# Problem to work on:
Output the lines below exactly, please, from the first line until the line with "plt.rcParams['font.family'] = ['Liberation", counting both.

□ □ □ □

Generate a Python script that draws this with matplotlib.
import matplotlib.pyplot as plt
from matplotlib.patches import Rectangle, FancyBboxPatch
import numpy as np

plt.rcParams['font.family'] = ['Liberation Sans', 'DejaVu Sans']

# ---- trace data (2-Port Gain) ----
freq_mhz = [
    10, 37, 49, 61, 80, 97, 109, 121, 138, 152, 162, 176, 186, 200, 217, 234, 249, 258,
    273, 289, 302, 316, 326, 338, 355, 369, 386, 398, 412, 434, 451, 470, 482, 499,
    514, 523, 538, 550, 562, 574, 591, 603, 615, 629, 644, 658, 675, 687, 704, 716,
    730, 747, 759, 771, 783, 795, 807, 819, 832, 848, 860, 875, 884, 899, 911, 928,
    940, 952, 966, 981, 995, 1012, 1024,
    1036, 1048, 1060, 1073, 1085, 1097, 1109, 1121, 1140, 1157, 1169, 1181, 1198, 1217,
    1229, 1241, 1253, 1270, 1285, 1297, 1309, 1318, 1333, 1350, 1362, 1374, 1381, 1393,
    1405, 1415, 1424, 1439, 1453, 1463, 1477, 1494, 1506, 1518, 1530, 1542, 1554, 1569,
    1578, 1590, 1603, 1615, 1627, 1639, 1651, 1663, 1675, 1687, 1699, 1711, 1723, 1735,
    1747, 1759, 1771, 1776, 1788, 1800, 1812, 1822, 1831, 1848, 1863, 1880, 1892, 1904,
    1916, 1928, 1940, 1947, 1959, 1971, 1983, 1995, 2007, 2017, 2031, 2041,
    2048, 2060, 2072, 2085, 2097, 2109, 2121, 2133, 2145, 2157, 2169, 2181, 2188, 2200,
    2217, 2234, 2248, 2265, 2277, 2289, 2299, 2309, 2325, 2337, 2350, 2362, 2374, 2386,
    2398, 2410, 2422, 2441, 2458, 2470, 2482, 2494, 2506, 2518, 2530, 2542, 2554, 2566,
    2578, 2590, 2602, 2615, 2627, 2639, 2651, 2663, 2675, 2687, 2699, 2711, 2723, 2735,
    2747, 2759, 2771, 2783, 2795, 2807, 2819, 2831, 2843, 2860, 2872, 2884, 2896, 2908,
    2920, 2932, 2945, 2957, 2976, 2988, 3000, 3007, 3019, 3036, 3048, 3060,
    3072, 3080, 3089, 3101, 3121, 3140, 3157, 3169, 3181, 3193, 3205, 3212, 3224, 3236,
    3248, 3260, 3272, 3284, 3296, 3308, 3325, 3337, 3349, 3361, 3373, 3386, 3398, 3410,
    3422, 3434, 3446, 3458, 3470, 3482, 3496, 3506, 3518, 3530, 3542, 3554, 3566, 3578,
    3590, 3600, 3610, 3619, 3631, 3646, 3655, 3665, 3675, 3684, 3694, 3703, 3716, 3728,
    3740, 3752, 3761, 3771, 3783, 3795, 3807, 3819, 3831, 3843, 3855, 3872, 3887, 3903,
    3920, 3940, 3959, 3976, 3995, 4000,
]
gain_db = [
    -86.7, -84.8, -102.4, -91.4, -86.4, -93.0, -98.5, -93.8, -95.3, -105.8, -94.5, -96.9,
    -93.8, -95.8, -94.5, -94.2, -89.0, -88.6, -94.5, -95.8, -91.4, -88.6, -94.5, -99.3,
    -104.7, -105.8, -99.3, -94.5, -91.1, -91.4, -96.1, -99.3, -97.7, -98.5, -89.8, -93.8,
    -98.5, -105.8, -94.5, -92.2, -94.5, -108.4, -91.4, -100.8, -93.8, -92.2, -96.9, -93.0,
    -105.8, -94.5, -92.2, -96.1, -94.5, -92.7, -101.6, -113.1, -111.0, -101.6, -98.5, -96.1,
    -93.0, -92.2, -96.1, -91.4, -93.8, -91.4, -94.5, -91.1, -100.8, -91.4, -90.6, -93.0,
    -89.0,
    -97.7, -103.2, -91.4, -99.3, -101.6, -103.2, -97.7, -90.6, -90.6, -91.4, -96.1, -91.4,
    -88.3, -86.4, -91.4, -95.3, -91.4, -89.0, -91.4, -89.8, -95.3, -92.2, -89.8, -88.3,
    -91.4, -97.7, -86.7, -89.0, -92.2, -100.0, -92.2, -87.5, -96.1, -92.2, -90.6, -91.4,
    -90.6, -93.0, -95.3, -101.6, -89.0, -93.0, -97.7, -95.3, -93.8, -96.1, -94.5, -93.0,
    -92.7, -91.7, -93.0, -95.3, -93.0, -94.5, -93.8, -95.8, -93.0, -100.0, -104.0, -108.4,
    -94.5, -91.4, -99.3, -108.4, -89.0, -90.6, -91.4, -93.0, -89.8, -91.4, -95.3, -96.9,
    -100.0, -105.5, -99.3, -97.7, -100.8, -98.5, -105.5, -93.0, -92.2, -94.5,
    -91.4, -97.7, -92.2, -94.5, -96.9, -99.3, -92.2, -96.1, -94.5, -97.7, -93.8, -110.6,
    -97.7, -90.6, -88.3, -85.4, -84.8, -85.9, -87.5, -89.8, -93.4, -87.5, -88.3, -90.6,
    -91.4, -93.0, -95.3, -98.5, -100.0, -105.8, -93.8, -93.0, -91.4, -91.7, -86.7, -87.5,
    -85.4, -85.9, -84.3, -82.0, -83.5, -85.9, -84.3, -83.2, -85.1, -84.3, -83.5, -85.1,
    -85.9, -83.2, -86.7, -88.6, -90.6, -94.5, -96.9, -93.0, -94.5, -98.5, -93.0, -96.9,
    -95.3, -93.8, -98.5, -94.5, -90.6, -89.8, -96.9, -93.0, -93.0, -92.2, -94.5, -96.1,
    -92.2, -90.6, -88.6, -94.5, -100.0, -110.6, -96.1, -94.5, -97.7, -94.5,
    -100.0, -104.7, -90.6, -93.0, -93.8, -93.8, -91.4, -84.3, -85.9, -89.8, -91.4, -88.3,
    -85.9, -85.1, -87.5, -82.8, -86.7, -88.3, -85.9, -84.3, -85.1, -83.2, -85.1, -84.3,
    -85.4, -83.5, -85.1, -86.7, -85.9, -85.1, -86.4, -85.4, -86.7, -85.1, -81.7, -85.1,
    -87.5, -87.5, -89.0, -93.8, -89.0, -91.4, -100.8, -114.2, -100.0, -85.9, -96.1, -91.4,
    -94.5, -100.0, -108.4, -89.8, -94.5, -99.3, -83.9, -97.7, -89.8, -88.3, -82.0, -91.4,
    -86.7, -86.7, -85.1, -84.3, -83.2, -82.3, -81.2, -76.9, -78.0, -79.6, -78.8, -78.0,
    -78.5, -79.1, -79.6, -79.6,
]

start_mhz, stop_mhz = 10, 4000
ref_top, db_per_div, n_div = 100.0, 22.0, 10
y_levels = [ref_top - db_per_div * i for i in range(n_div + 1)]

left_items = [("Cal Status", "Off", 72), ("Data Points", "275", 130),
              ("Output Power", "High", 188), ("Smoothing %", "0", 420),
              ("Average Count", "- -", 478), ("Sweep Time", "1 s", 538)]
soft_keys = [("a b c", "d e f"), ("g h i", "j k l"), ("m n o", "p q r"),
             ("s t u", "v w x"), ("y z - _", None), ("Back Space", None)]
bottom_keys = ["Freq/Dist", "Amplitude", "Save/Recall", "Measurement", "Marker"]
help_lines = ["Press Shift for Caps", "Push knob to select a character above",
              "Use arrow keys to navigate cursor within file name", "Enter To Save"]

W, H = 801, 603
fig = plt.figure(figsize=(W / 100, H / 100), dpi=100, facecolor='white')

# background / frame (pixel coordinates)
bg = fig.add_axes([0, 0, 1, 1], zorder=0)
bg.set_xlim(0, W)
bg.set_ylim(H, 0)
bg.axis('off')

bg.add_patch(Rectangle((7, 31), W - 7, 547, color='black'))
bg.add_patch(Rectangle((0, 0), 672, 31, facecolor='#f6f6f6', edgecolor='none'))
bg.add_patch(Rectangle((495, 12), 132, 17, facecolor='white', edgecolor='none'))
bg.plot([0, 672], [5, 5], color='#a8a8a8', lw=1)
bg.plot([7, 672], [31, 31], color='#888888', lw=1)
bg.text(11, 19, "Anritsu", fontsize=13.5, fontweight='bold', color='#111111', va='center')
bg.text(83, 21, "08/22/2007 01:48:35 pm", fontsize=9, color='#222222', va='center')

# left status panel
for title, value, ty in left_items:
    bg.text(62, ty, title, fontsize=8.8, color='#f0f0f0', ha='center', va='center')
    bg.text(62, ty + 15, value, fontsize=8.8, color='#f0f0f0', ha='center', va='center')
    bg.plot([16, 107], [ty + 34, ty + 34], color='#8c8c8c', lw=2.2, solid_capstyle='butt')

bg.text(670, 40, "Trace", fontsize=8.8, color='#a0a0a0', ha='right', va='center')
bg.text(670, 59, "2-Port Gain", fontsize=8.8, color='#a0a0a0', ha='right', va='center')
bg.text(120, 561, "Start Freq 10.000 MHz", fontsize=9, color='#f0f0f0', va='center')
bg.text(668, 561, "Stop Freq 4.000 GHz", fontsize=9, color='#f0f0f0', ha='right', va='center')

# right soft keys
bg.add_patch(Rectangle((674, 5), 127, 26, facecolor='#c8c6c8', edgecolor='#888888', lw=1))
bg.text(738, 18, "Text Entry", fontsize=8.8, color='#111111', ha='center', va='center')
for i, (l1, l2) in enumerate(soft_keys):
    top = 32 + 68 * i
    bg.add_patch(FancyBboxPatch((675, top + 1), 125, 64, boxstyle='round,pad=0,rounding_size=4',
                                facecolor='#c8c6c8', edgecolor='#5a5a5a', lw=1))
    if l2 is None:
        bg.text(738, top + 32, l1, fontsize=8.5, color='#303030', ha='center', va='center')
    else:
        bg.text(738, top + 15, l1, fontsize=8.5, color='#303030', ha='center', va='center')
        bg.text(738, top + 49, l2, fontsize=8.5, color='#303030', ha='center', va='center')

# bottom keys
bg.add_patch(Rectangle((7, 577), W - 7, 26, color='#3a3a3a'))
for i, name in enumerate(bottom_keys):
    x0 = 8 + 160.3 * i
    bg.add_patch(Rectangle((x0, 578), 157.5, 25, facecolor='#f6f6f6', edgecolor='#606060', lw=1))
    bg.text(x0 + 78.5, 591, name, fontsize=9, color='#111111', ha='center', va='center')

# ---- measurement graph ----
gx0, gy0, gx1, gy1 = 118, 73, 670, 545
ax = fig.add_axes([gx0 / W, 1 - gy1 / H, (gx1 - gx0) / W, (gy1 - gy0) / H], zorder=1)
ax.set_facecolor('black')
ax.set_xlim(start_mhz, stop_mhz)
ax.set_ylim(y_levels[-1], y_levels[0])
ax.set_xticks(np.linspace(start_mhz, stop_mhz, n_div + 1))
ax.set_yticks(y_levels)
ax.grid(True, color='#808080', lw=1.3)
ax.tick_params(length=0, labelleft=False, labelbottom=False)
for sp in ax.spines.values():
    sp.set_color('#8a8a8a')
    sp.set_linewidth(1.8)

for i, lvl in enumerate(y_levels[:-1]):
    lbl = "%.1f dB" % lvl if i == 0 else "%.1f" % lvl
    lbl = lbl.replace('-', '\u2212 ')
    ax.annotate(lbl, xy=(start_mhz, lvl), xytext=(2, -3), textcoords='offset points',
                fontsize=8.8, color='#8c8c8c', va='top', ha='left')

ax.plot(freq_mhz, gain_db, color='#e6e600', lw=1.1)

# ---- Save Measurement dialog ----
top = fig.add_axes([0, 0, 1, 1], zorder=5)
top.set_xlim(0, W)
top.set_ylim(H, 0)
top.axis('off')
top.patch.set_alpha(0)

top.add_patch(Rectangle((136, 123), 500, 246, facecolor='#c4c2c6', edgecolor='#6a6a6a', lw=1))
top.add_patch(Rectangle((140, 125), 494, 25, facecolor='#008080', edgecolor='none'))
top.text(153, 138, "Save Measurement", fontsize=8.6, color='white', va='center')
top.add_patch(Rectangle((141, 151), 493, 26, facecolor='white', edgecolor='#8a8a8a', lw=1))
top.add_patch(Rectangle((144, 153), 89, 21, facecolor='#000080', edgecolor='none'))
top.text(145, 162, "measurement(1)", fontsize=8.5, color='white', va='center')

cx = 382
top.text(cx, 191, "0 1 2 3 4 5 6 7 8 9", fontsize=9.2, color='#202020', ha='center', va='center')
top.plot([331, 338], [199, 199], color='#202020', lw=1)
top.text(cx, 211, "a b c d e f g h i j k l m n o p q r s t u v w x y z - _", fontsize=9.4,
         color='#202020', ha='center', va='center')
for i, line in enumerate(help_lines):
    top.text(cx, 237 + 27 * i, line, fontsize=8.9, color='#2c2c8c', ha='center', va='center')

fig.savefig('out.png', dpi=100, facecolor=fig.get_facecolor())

□ □ □ □

# Correct answer:
Generate a Python script that draws this with matplotlib.
import matplotlib.pyplot as plt
from matplotlib.patches import Rectangle, FancyBboxPatch
import numpy as np

plt.rcParams['font.family'] = ['Liberation Sans', 'DejaVu Sans']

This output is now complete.